TIME MAGAZINE'S recent cover photo of an Afghan woman, her nose cut off and accompanied by the words "What happens if we leave Afghanistan," (there is no question mark), is meant to provoke both pity and murderous rage.

Pity, of course, for women who are horribly oppressed in that country, and murderous rage against the Taliban. Both are needed in equal measure to reboot national and international support for an un-winnable war that has gone on for nine long years and has done nothing, absolutely nothing, to change the status of the majority of women in Afghanistan.

In fact, life has gotten worse for women since the United States invaded. It is a lie of massive proportions that the war ever had anything to do with protecting or liberating women and girls.
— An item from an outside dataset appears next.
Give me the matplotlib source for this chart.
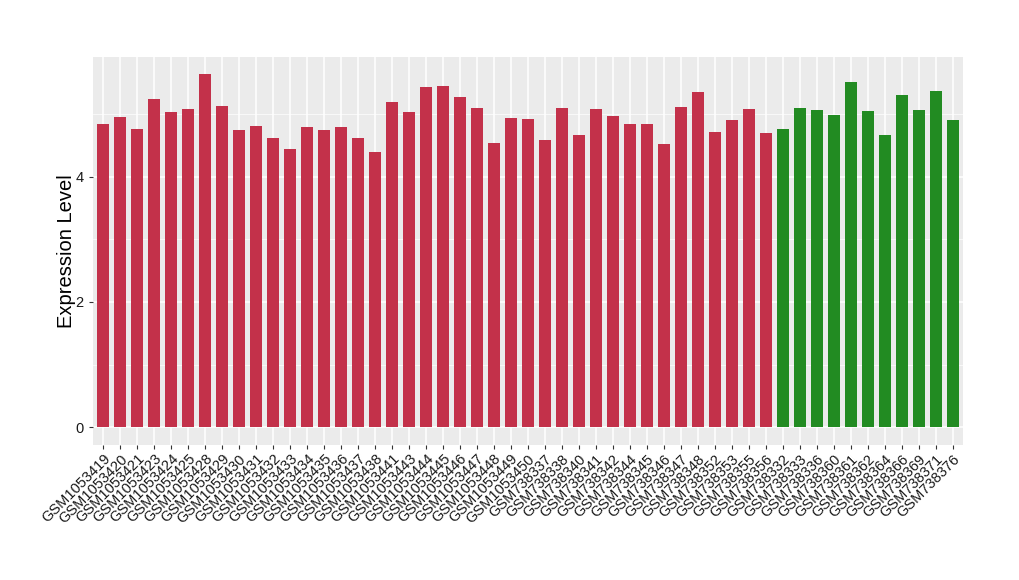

In most parts of Afghanistan, women cannot leave the house without a male escort; they are trapped in the home for much of their lives. According to Anand Gopal, a war correspondent for the Wall Street Journal, half of humanity is missing in Afghanistan, as women are rarely seen outside. Moreover, he reports, the aerial bombardment of civilian homes by drones results in the disproportionate killing of women.

The numbers tell the story: 87 percent of women report domestic violence, 60-80 percent of marriages are forced, 57 percent of brides are under age fifteen, and Afghan women have the lowest rate of literacy and the highest rate of suicide in the world. Out of profound despair, women have turned to self-immolation. The Ministry of Women's Affairs has documented a total of 103 women who set themselves on fire between March 2009 and March 2010. Life expectancy for Afghan women is 44 years of age.

If the war in Afghanistan was about raising the status of women, about freeing women from centuries of violent misogyny, why are these numbers still so staggeringly high and increasing? How come President Obama's troop surge of 30,000 soldiers hasn't forced the numbers in the opposite direction?

In February of this year, U.S. Special Forces deliberately shot and killed two pregnant women and a teenage girl. One of the women was a mother of 10 children. In a bumbling and ghoulish attempt to cover up their war crime, the soldiers dug the bullets out of their victim's bodies, then washed the wounds with alcohol. They lied to their superior officers about how the women died, but were later found out.

I want to see a photo of the two dead pregnant women's mutilated bodies on the cover of Time. It would be gruesome, but it would be the truth. And the caption for the photo: “What happens if we stay in Afghanistan.” No question mark needed.